Following treatment, you get to wear a portable chemo “pump” home with you (remember “fanny packs”?). This pump dispenses controlled chemo into your system for 48 hours, through a tube attached to your medi-port, completing your treatment for that round. Once the pump is empty, you get to make another trip to the doctor’s office to have the needle in your port and the pump removed.

Twelve days later you get to repeat the process . . . again . . . and again . . . and again.

Then there are the surgeries. Sherri had four; three in the first year of treatment. There was colon surgery to remove the parent tumor, followed by liver surgery to resect tumors in the liver. Then there was surgery to insert a hepatic pump beneath the skin on top of the liver to inject chemo directly into the organ as a precautionary measure to attempt to stop the return of cancer. This pump had to be loaded with chemo every two weeks . . . more trips to the doctor’s office. (It was removed the following year when the cancer spread from her liver to her lungs.)

Oh yes, don’t forget the scans: CT scans . . . PET scans . . . MRI scans (claustrophobics beware!) . . . initial scans . . . subsequent scans . . . routine scans to monitor the progress of the disease . . . each one requiring trips to the hospital, waiting rooms, waiting and more waiting, . . . encounters with lots of people wearing white lab coats.
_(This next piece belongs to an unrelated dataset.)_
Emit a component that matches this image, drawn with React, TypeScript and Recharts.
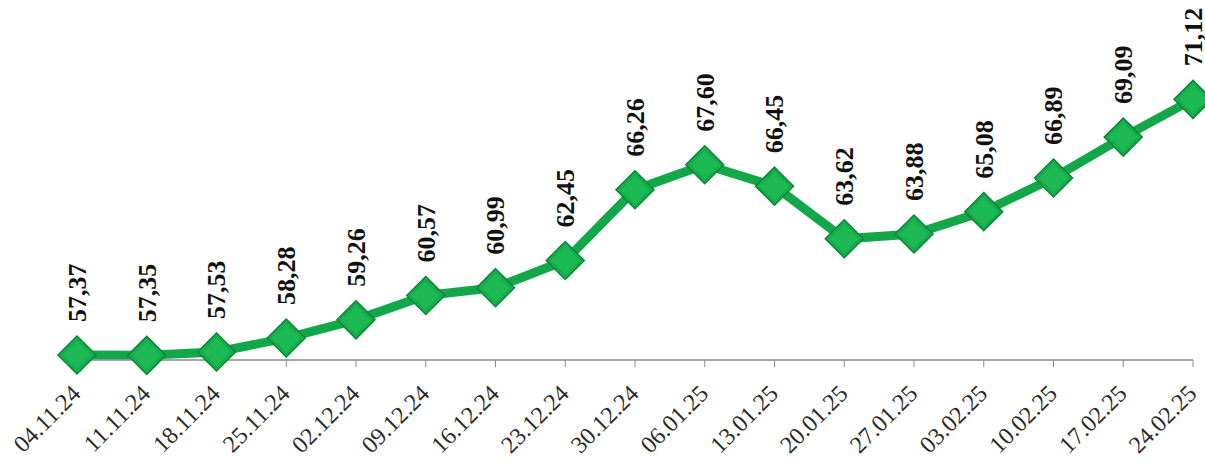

Yet all this is just the beginning of sorrows. Fatigue. You can’t imagine how this stuff saps your energy. You learn how to live with almost chronic fatigue.

Little by little after three or four treatments during her second cycle of chemo, Sherri endured the indignity of watching her hair (a woman’s glory) fall out, first in strands, then in clumps. She added two wigs and a number of head scarfs to her wardrobe to cover her cue ball head.

I could go on, but you get the picture.

One night we were cuddled on the couch watching TV, when Sherri suddenly looked up at me with tears in her eyes and said: “I don’t know who I am anymore. Look at me. I have cancer. My body has been scarred with surgeries. I’ve got a port in my chest and a pump on my liver. My hair is gone. I’m tired all the time. I don’t even feel like a person anymore. I feel like I’ve lost my identity.”

I don’t know why, but in that moment my mind raced to a line from a movie. (Throughout the 36 years of our marriage, Sherri and I will sometimes respond in conversation with a line from a movie. It’s just a fun thing we do).

“You still Lieutenant Dan!” I said.

Of course that is one of the famous lines from the movie Forrest Gump. Lieutenant Dan Taylor was badly wounded in Vietnam. Tom Hanks’ character, Forrest Gump, carried him out of the jungle safely to the extraction point. But Lieutenant Dan lost both of his legs. Lying in the hospital in a bed beside Forrest, who also had been wounded, Lieutenant Dan jerked Forrest from his bed to the floor and castigated him for saving his life.

“Look at me. I’m a cripple. I was supposed to die on the battlefield with honor. That was my destiny. I was Lieutenant Dan Taylor.” After a pause, Forrest says: “. . . You still Lieutenant Dan.”

For a moment I just looked at Sherri. Then she smiled and said: “That’s right! I am! I’m still Lieutenant Dan!”

We talked about who we are in Christ, and how no matter what comes our way, our identity is in Him. “Therefore we do not lose heart. Though our outward self is wasting away, the inner self is being renewed day by day,” Paul said in 2 Corinthians 4:16. “This present suffering is not worthy to be compared with the glory that is to be revealed in us” (Romans 8:18).

So, for all of you who are suffering, whether its cancer or something else that ravages your body, remember . . . “You still Lieutenant Dan!”